Now there is an animated film “inspired by” The Prophet, and its driving force is co-producer Salma Hayek, who has Lebanese roots on her father’s side. The film is a personal project for Hayek, who also voices a character in the movie, a character that, like most others onscreen, does not actually figure in Gibran’s book. No matter. Hayek has clearly undertaken this project because she wants it to reach children in some way, even in somewhat watered-down and very abbreviated form (the script often just paraphrases Gibran, and only eight of the book’s 26 poems are tackled). And even the least generous viewer might have to admit, it could have been a lot worse. One shudders at the thought of a Disneyfied Al-Mustafa (shortened here to Mustafa) belting show tunes (“Your Children Are Not Your Children,” performed by Adam Levine ft. Lorde).

We sort of get a Disney version anyway, because writer-director Roger Allers, who helmed The Lion King, devises a framing sequence that seems a bit Aladdin-y, complete with young heroine Almitra running all around a street bazaar in a typical boisterous Disney opener to hook the kids. Once the movie settles down, it improves. Almitra, who hasn’t spoken since her father died, accompanies her mother Kamila (Hayek) to a remote spot where the poet Mustafa (Liam Neeson) is under house arrest for seditious poetry. Kamila goes there every day to clean house, but then Mustafa is mysteriously set free, and on his way to the ship that will carry him home he meets various people whom he favors with his insights on life, death, love, work, and so on.

It’s here that The Prophet becomes a sampler of work from animators the world over, from Nina Paley (Sita Sings the Blues) to Bill Plympton (The Tune) to Joann Sfar (The Rabbi’s Cat) to Tomm Moore (The Secret of Kells). A lot of this stuff is elegant, imaginative, first-rate (although my issue with Plympton as a guy who does animation to show off how clever he is — a sort of Alejandro Gonzalez IƱarritu of cartoons — persists here). The visualizations of Gibran’s concepts are sometimes so arresting that I, for one, lost track of what narrator Neeson was saying — not an effect Gibran would have wanted.

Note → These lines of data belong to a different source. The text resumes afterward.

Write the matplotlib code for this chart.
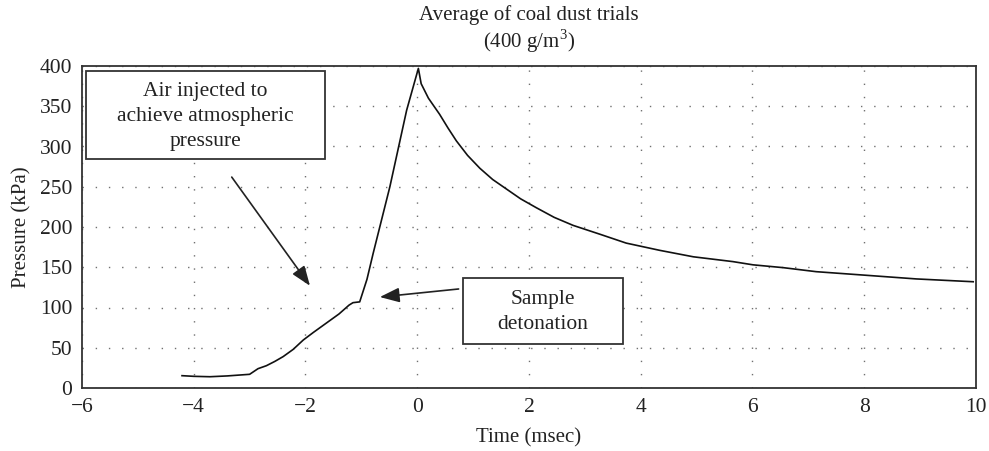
import numpy as np
import matplotlib
matplotlib.use('Agg')
import matplotlib.pyplot as plt
from matplotlib.patches import Rectangle

plt.rcParams['font.family'] = ['Liberation Serif', 'DejaVu Serif']
plt.rcParams['mathtext.fontset'] = 'custom'
plt.rcParams['mathtext.rm'] = 'Liberation Serif'

# pressure trace
time_ms = [-4.21, -4.0, -3.71, -3.4, -3.0, -2.85, -2.70, -2.55, -2.40, -2.22, -2.04,
           -1.86, -1.68, -1.40, -1.22, -1.15, -1.03, -0.9, -0.79, -0.49, -0.19,
           0.02, 0.07, 0.2, 0.40, 0.55, 0.70, 0.9, 1.12, 1.35, 1.60, 1.85, 2.13,
           2.45, 2.79, 3.27, 3.74, 4.34, 4.94, 5.65, 6.01, 6.55, 7.14, 8.04,
           8.93, 9.95]
pressure = [15.3, 14.5, 14, 15, 17, 24, 27.7, 33, 39, 48, 59.6,
            69, 78, 92, 103, 106, 107, 135, 167, 250, 345,
            397, 378, 360, 340, 323, 307, 289, 273, 259, 247, 235, 224,
            212, 202, 191, 180, 171, 163, 157, 153, 149.5, 144.5, 140,
            135.5, 132]

fig = plt.figure(figsize=(9.89, 4.51), dpi=100)
ax = fig.add_axes([82/989, 1 - 388/451, (976 - 82)/989, (388 - 66)/451])

ax.plot(time_ms, pressure, color='#111111', linewidth=1.2)
ax.set_xlim(-6, 10)
ax.set_ylim(0, 400)
ax.set_xticks(np.arange(-6, 11, 2))
ax.set_yticks(np.arange(0, 401, 50))
ax.grid(True, color='#707070', linestyle=(0, (1, 8.5)), linewidth=1.0)
ax.tick_params(length=0, labelsize=15.5, pad=7, colors='#222222')
for s in ax.spines.values():
    s.set_color('#333333')
    s.set_linewidth(1.3)

ax.set_xlabel('Time (msec)', fontsize=15, labelpad=8, color='#222222')
ax.set_ylabel('Pressure (kPa)', fontsize=15, labelpad=6, color='#222222')
fig.text(529/989, 1 - 15/451, 'Average of coal dust trials', fontsize=15,
         ha='center', va='center', color='#222222')
fig.text(529/989, 1 - 41/451, '(400 g/m$^3$)', fontsize=15,
         ha='center', va='center', color='#222222')

# text boxes
ax.add_patch(Rectangle((0.0045, 0.711), 0.2675, 0.273, transform=ax.transAxes,
                       facecolor='white', edgecolor='#333333', linewidth=1.3, zorder=5))
ax.text(0.138, 0.844, 'Air injected to\nachieve atmospheric\npressure',
        transform=ax.transAxes, ha='center', va='center', fontsize=15.5,
        linespacing=1.42, color='#222222', zorder=6)
ax.add_patch(Rectangle((0.426, 0.137), 0.179, 0.205, transform=ax.transAxes,
                       facecolor='white', edgecolor='#333333', linewidth=1.3, zorder=5))
ax.text(0.5155, 0.235, 'Sample\ndetonation',
        transform=ax.transAxes, ha='center', va='center', fontsize=15.5,
        linespacing=1.42, color='#222222', zorder=6)

arrow = dict(arrowstyle='-|>,head_length=1.2,head_width=0.45',
             color='#222222', linewidth=1.2, shrinkA=0, shrinkB=0)
ax.annotate('', xy=(-1.92, 127), xytext=(-3.32, 262), arrowprops=arrow)
ax.annotate('', xy=(-0.67, 113), xytext=(0.74, 123), arrowprops=arrow)

fig.savefig('out.png', dpi=100)
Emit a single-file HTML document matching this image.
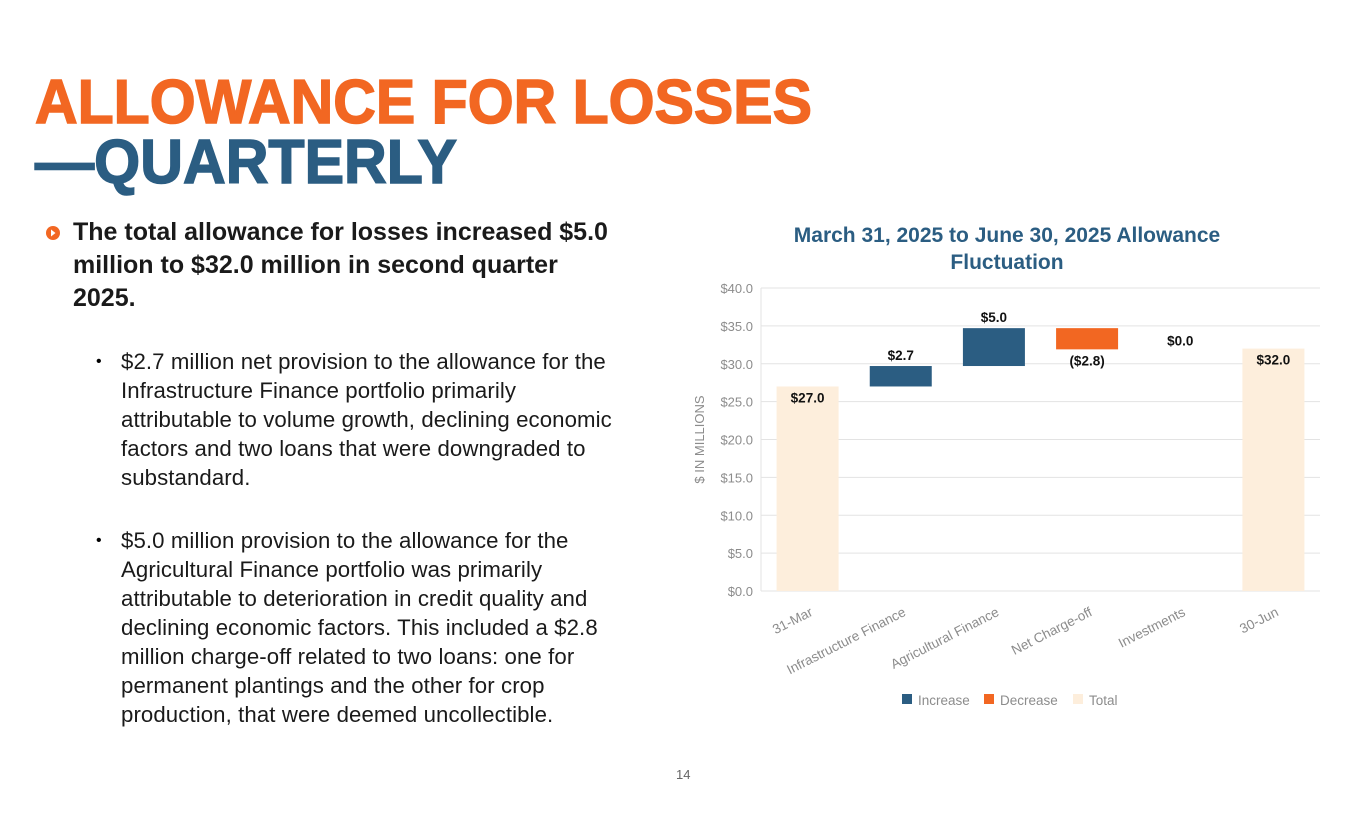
<!DOCTYPE html>
<html><head><meta charset="utf-8"><style>
body{margin:0;width:1365px;height:829px;background:#fff;position:relative;overflow:hidden;font-family:"Liberation Sans",sans-serif}
.a{position:absolute}
.sub{position:absolute;left:121px;font-size:22.2px;color:#1a1a1a;line-height:29px;width:560px;white-space:nowrap;letter-spacing:0.1px}
.dot{position:absolute;left:96px;font-size:16px;line-height:29px}
</style></head><body>
<svg class="a" style="left:0;top:0" width="830" height="200">
<text x="35" y="123" font-family="Liberation Sans" font-weight="bold" font-size="62" fill="#F26722" stroke="#F26722" stroke-width="1.5" textLength="777" lengthAdjust="spacingAndGlyphs">ALLOWANCE FOR LOSSES</text>
<text x="35" y="183" font-family="Liberation Sans" font-weight="bold" font-size="62" fill="#2B5D82" stroke="#2B5D82" stroke-width="1.5" textLength="422" lengthAdjust="spacingAndGlyphs">—QUARTERLY</text>
</svg>
<svg class="a" style="left:45px;top:225px" width="16" height="16"><circle cx="8" cy="8" r="7" fill="#F26722"/><path d="M6 4.5 L10.5 8 L6 11.5Z" fill="#fff"/></svg>
<div class="a" style="left:73px;top:216px;width:600px;white-space:nowrap;font-size:25px;font-weight:bold;line-height:33px;color:#1a1a1a">The total allowance for losses increased $5.0<br>million to $32.0 million in second quarter<br>2025.</div>
<div class="dot" style="top:347px">•</div>
<div class="sub" style="top:347px">$2.7 million net provision to the allowance for the<br>Infrastructure Finance portfolio primarily<br>attributable to volume growth, declining economic<br>factors and two loans that were downgraded to<br>substandard.</div>
<div class="dot" style="top:526px">•</div>
<div class="sub" style="top:526px">$5.0 million provision to the allowance for the<br>Agricultural Finance portfolio was primarily<br>attributable to deterioration in credit quality and<br>declining economic factors. This included a $2.8<br>million charge-off related to two loans: one for<br>permanent plantings and the other for crop<br>production, that were deemed uncollectible.</div>
<div class="a" style="left:676px;top:767px;font-size:13px;color:#666">14</div>
<svg id="chart" class="a" style="left:680px;top:210px" width="680" height="510"></svg>
<script>
const categories=["31-Mar","Infrastructure Finance","Agricultural Finance","Net Charge-off","Investments","30-Jun"];
const values=[27.0,2.7,5.0,-2.8,0.0,32.0];
const kinds=["total","inc","inc","dec","dec","total"];
const labels=["$27.0","$2.7","$5.0","($2.8)","$0.0","$32.0"];
const ticks=[0,5,10,15,20,25,30,35,40];
const ox=680,oy=210;
const svg=document.getElementById('chart');
const NS="http://www.w3.org/2000/svg";
const L=761-ox,R=1320-ox,T=288-oy,B=591-oy,ymax=40;
const y=v=>B-(v/ymax)*(B-T);
const bw=(R-L)/categories.length;
const xc=i=>L+bw*(i+0.5);
const col={inc:"#2B5D82",dec:"#F26722",total:"#FDEEDC"};
function mk(t,a){const e=document.createElementNS(NS,t);for(const k in a)e.setAttribute(k,a[k]);svg.appendChild(e);return e;}
let t=mk('text',{x:1007-ox,y:32,'text-anchor':'middle','font-size':21,'font-weight':'bold',fill:'#2B5D82'});t.textContent="March 31, 2025 to June 30, 2025 Allowance";

t=mk('text',{x:1007-ox,y:59,'text-anchor':'middle','font-size':21,'font-weight':'bold',fill:'#2B5D82'});t.textContent="Fluctuation";

ticks.forEach(v=>{const g=mk('line',{x1:L,x2:R,y1:y(v),y2:y(v),stroke:'#e3e3e3','stroke-width':1});

const tx=mk('text',{x:L-8,y:y(v)+5,'text-anchor':'end','font-size':13,fill:'#8c8c8c'});tx.textContent='$'+v.toFixed(1);
});
mk('line',{x1:L,x2:L,y1:T,y2:B,stroke:'#e3e3e3'});
const yt=mk('text',{transform:`translate(${L-57},${(T+B)/2}) rotate(-90)`,'text-anchor':'middle','font-size':13,fill:'#8c8c8c'});yt.textContent="$ IN MILLIONS";

let run=0;
categories.forEach((c,i)=>{
 let lo,hi,v=values[i];
 if(kinds[i]==="total"){lo=0;hi=v;run=v;}else{const s=run;run=run+v;lo=Math.min(s,run);hi=Math.max(s,run);}
 const bx=xc(i)-31;
 const r=mk('rect',{x:bx,y:y(hi),width:62,height:Math.max(0,y(lo)-y(hi)),fill:col[kinds[i]]});
 
 let ly;
 if(kinds[i]==="total")ly=y(hi)+16;
 else if(kinds[i]==="dec")ly=y(lo)+16;
 else ly=y(hi)-6;
 if(kinds[i]==="dec"&&v===0)ly=y(hi)-4;
 const lt=mk('text',{x:xc(i),y:ly,'text-anchor':'middle','font-size':13.5,'font-weight':'bold',fill:'#111'});lt.textContent=labels[i];
 
 const ct=mk('text',{transform:`translate(${xc(i)+6},${B+24}) rotate(-27)`,'text-anchor':'end','font-size':13.5,fill:'#8c8c8c'});ct.textContent=c;
 
});
const leg=[["Increase","#2B5D82",902],["Decrease","#F26722",984],["Total","#FDEEDC",1073]];
leg.forEach(l=>{const r=mk('rect',{x:l[2]-ox,y:694-oy,width:10,height:10,fill:l[1]});

const tx=mk('text',{x:l[2]-ox+16,y:705-oy,'font-size':13.5,fill:'#8c8c8c'});tx.textContent=l[0];
});
</script>
</body></html>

Viewed as part of the continuum of animation history, a work whose ancestors include Fantasia and, structurally, Heavy Metal (in which a girl is told stories by a glowing green ball), The Prophet works much better. The “in” to the more abstract and experimental sections is the bland Allers-designed frame, with such uninspired touches as Mustafa’s affable guard Halim (John Krasinski) harboring a crush on Kamila. I know it’s there to ease Disney/Pixar-reared kids into the good stuff, but every time an interlude finished and we trudged back into dull Allers territory, I could feel myself deflate and my attention slacken. The ideal presentation of Gibran’s work is still to be found on bookshelves worldwide (or perhaps in the 1974 album, read by Richard Harris), but as a calling card for eight indie animators, it gets the job done.